Более половины опрошенных (56%) считает, что в Чечне наступила мирная жизнь. 37% считает, что нет ни войны, ни мира, однако эта цифра сокращается.

В начале 2000-х негативным было отношение к федеральной власти. Сегодня 67% положительно оценивает влияние федеральных властей, тогда как в 2004 так считали менее 50%. От федеральных властей ждут бесперебойного финансирования и контроля за расходованием средств. От местных властей ждут обеспечения рабочими местами, повышения зарплат и пенсий, а также борьбы с коррупцией.

Кому доверяют чеченцы? Президенту Рамзану Кадырову доверяют 87%; своему тейпу 89%; обычным людям 69%; ученым и профессорам – 69%.

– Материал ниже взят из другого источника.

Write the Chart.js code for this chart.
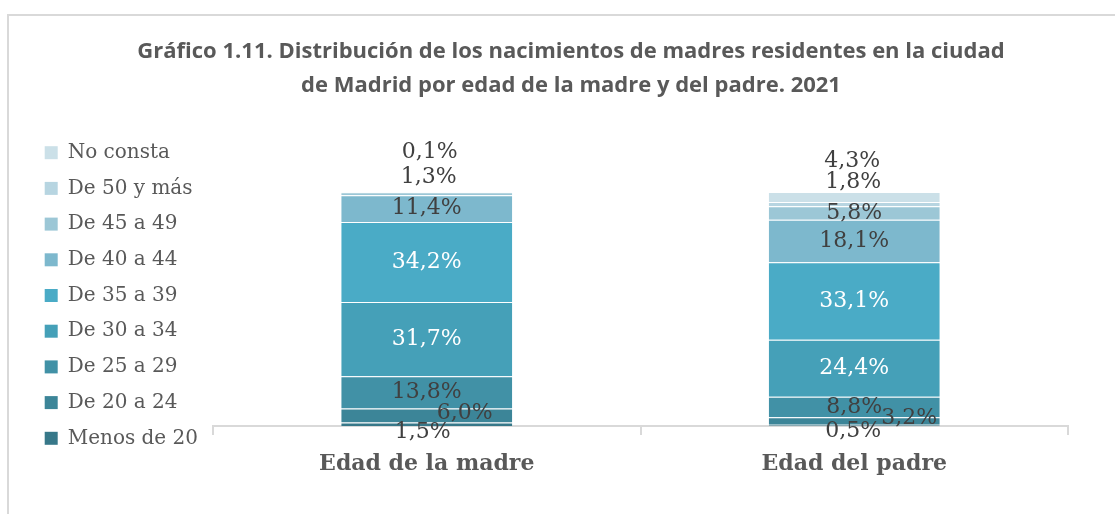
<!DOCTYPE html>
<html>
<head>
<meta charset="utf-8">
<script src="https://cdn.jsdelivr.net/npm/chart.js@4.4.0/dist/chart.umd.min.js"></script>
<style>
  html, body { margin: 0; padding: 0; background: #fff; overflow: hidden; }
  #frame { position: absolute; left: 7px; top: 14px; width: 2000px; height: 2000px;
           border-top: 2px solid #d9d9d9; border-left: 2px solid #d9d9d9; }
  #chart { position: absolute; left: 0; top: 0; }
</style>
</head>
<body>
<div id="frame"></div>
<canvas id="chart" width="1113" height="514"></canvas>
<script>
// categorias y series (porcentaje sobre el total de nacimientos)
const categories = ['Edad de la madre', 'Edad del padre'];
const ageGroups = ['Menos de 20', 'De 20 a 24', 'De 25 a 29', 'De 30 a 34', 'De 35 a 39',
                   'De 40 a 44', 'De 45 a 49', 'De 50 y más', 'No consta'];
const menos20 = [1.5, 0.5];
const de20a24 = [6.0, 3.2];
const de25a29 = [13.8, 8.8];
const de30a34 = [31.7, 24.4];
const de35a39 = [34.2, 33.1];
const de40a44 = [11.4, 18.1];
const de45a49 = [1.3, 5.8];
const de50mas = [0.1, 1.8];
const noConsta = [0, 4.3];

const seriesValues = [menos20, de20a24, de25a29, de30a34, de35a39, de40a44, de45a49, de50mas, noConsta];
const colors = ['#377889', '#3c8598', '#4191a6', '#45a0b8', '#4aabc6',
                '#7db8cd', '#9cc7d6', '#b7d5e1', '#cbe0e8'];
const whiteLabels = [3, 4];

// desplazamiento de las etiquetas que no caben en su tramo: 'categoria-serie' -> [dx, dy]
const labelShift = {
  '0-0': [-4, 8], '0-1': [38, -2], '0-6': [2, -16], '0-7': [3, -40],
  '1-0': [-1, 6], '1-1': [55, -3], '1-7': [-1, -22], '1-8': [-2, -36]
};

const barLabels = {
  id: 'barLabels',
  afterDatasetsDraw(chart) {
    const ctx = chart.ctx;
    ctx.save();
    ctx.font = '22px "DejaVu Serif"';
    ctx.textAlign = 'center';
    ctx.textBaseline = 'middle';
    chart.data.datasets.forEach((ds, si) => {
      const meta = chart.getDatasetMeta(si);
      meta.data.forEach((bar, ci) => {
        const v = ds.data[ci];
        if (!v) return;
        const shift = labelShift[ci + '-' + si] || [0, 0];
        const y = (bar.y + bar.base) / 2;
        ctx.fillStyle = whiteLabels.includes(si) ? '#ffffff' : '#404040';
        ctx.fillText(v.toFixed(1).replace('.', ',') + '%', bar.x + shift[0], y + shift[1]);
      });
    });
    ctx.restore();
  }
};

const datasets = ageGroups.map((name, i) => ({
  label: name,
  data: seriesValues[i],
  backgroundColor: colors[i],
  borderColor: 'rgba(255,255,255,0.25)',
  borderWidth: { top: 1, bottom: 0, left: 0, right: 0 },
  borderSkipped: false,
  barPercentage: 0.4,
  categoryPercentage: 1.0
}));

const padLeft = 29;

new Chart(document.getElementById('chart'), {
  type: 'bar',
  data: { labels: categories, datasets: datasets },
  options: {
    responsive: false,
    animation: false,
    layout: { padding: { left: padLeft, right: 0, top: 0, bottom: 0 } },
    plugins: {
      title: {
        display: true,
        text: ['Gráfico 1.11. Distribución de los nacimientos de madres residentes en la ciudad',
               'de Madrid por edad de la madre y del padre. 2021'],
        color: '#595959',
        font: { family: '"Open Sans"', size: 22, weight: 'bold', lineHeight: 1.545 },
        padding: { top: 35, bottom: 89 }
      },
      legend: {
        position: 'left',
        align: 'start',
        reverse: true,
        title: { display: true, text: '', padding: { top: 52, bottom: 51 }, font: { size: 20 } },
        labels: {
          boxWidth: 13,
          boxHeight: 13,
          padding: 15.7,
          color: '#595959',
          font: { family: '"DejaVu Serif"', size: 20 },
          generateLabels: chart => Chart.defaults.plugins.legend.labels.generateLabels(chart)
            .map(l => Object.assign(l, { lineWidth: 0 }))
        }
      },
      tooltip: { enabled: false }
    },
    scales: {
      x: {
        stacked: true,
        grid: { display: true, drawOnChartArea: false, drawTicks: true, tickLength: 9, color: '#d9d9d9', lineWidth: 2 },
        border: { display: true, color: '#d9d9d9', width: 2 },
        ticks: { color: '#595959', padding: 16, font: { family: '"DejaVu Serif"', size: 22, weight: 'bold' } },
        afterFit: s => { s.height = 88; }
      },
      y: {
        stacked: true,
        min: 0,
        max: 100,
        display: true,
        grid: { display: false },
        border: { display: false },
        ticks: { display: false },
        afterFit: s => { s.width = Math.max(0, 213 - padLeft - s.chart.legend.width); }
      },
      y2: {
        position: 'right',
        display: true,
        grid: { display: false },
        border: { display: false },
        ticks: { display: false },
        afterFit: s => { s.width = 45; }
      }
    }
  },
  plugins: [barLabels]
});
</script>
</body>
</html>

Почему такой высокий уровень одобрения деятельности президента Р.Кадырова? Многие наши респонденты, отвечая на этот вопрос, вспоминали, что поначалу ничего особенного от него не ожидали. Думали, что он необразованный, молодой, что толку от него не будет. И вдруг оказалось, что он сумел удержать власть, наладить экономическую жизнь, наладить диалог с противоборствующими силами. Делается это варварскими методами, но достаточно эффективно. Последовательный результат дают амнистии. Да, кого-то покупали, у кого-то, как у Хамбиева, захватывали родственников, чтобы добиться сотрудничества… Тем не менее такая политика приносит свои плоды.

Замечу, что многие представители чеченского руководства не стесняются напоминать, что они были активными участниками "отечественной войны" – то есть "первой чеченской". Так что не исключено, что вернется и Ахмед Закаев, которому Р.Кадыров якобы предлагал пост министра культуры.

Да, методы, которые использует Рамзан Кадыров, у многих вызывают аллергию. Однако большинство населения его все равно воспринимает как эффективного менеджера.

Теперь об отношении чеченцев к истории. Историей, хоть и легендарной, так как источников часто нет, интересуются практически все. И если поговорить с чеченцем, вся новая и новейшая история будет описываться как история несправедливостей, гонений, геноцида. Источником несправедливости чаще всего выступает Россия и русские – Ермолов, большевизация, депортация, две последних войны воспринимаются как звенья одной цепи. Это не противоречит тому, что в Чечне могут с ностальгией и теплотой вспоминать советский период. Но так же тепло чеченцы могут говорить и о людях в Казахстане, которые помогали им во время ссылки.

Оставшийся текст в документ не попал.